Parks's first produced play, 1987's Betting on the Dust Commander, had a run at the Gas Station bar in New York City. More work followed, including the Imperceptible Mutabilities in the Third Kingdom (1989), for which Parks won an Obie Award, and The Death of the Last Black Man in the Whole Entire World (1992). She won another Obie for the production of Venus (1996), staged at the Public Theater with artistic director George C. Wolfe and which dramatized the story of Saartjie Baartman, an African woman whose body was the center of a side show spectacle. Next followed the Scarlet Letter-inspired In the Blood (1999), to be joined years later by Fucking A (2003), another spin on the Nathaniel Hawthorne work with S. Epatha Merkerson as Hester.
Parks made history with her play Topdog/Underdog, about two brothers—one who plays Abraham Lincoln and another who plays the president's assassin, John Wilkes Booth, in an arcade setting. Initially staged at the Public in 2001, the work made its way to Broadway's Ambassador Theater, starring Mos Def and Jeffrey Wright. An acclaimed production that was nominated for a Tony Award, Parks won the Pulitzer Prize for Drama—making her the first African-American writer to do so—in 2002. She had also received the MacArthur "Genius Grant" Award the same year as Topdog's Public debut.

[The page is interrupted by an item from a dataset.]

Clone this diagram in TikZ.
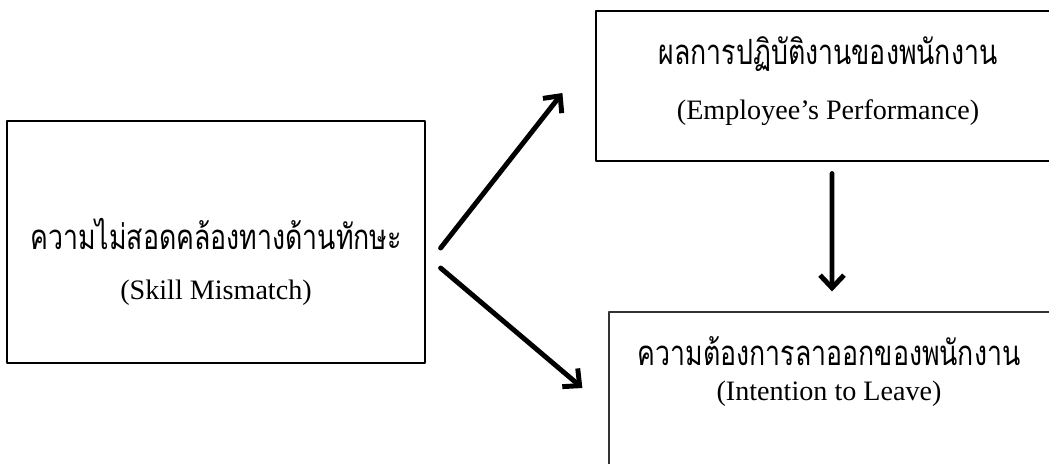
\documentclass[tikz,border=0pt]{standalone}
\usepackage{fontspec}
\usepackage{graphicx}
\setmainfont{Liberation Serif}
\newfontfamily\thaifont[Script=Thai]{Loma}
\newcommand{\thline}[1]{\scalebox{1}[1.3]{#1}}
\usetikzlibrary{arrows.meta,positioning}
\begin{document}
\begin{tikzpicture}[x=0.025cm, y=-0.025cm, line cap=round, line join=round,
    box/.style={draw, line width=0.8pt, inner sep=0pt},
    th/.style={font=\thaifont\fontsize{19}{22}\selectfont},
    en/.style={font=\fontsize{20}{24}\selectfont},
    link/.style={line width=3.5pt, -{Straight Barb[length=9pt,width=17pt]}}]
    \useasboundingbox (0,0) rectangle (1049,463);
    % boxes
    \node[box, minimum width=10.45cm, minimum height=6.05cm] (mismatch) at (216,242) {};
    \node[box, minimum width=11.6cm, minimum height=3.75cm] (perf) at (828,86) {};
    \node[box, draw=black!80, minimum width=11.025cm, minimum height=4.2cm] (leave) at (829.5,396) {};
    % labels
    \node[th] (mismatch-th) at (216,234) {\thline{ความไม่สอดคล้องทางด้านทักษะ}};
    \node[en] (mismatch-en) at (216,293) {(Skill Mismatch)};
    \node[th] (perf-th) at (828,54) {\thline{ผลการปฏิบัติงานของพนักงาน}};
    \node[en] (perf-en) at (828,113) {(Employee’s Performance)};
    \node[th] (leave-th) at (829,351) {\thline{ความต้องการลาออกของพนักงาน}};
    \node[en] (leave-en) at (829,394) {(Intention to Leave)};
    % arrows
    \coordinate (up-s) at ([shift={(15,6)}]mismatch.east);
    \coordinate (up-e) at ([shift={(-33,7)}]perf.west);
    \coordinate (lo-s) at ([shift={(15,26)}]mismatch.east);
    \coordinate (lo-e) at ([shift={(-26,-8)}]leave.west);
    \coordinate (dn-s) at ([shift={(4,12)}]perf.south);
    \coordinate (dn-e) at ([shift={(2.5,-20)}]leave.north);
    \draw[link] (up-s) -- (up-e);
    \draw[link] (lo-s) -- (lo-e);
    \draw[link] (dn-s) -- (dn-e);
\end{tikzpicture}
\end{document}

In 2003, Parks published her first novel, Getting Mother's Body, a propulsive, humorous story about a quest for buried jewels in the South.
Suzan-Lori Parks had ventured into screenwriting territory as well, penning the script for Spike Lee's 1996 film Girl 6 and later working on Oprah Winfrey's TV adaptation of the Zora Neale Hurston novel Their Eyes Were Watching God (2005), starring Halle Berry.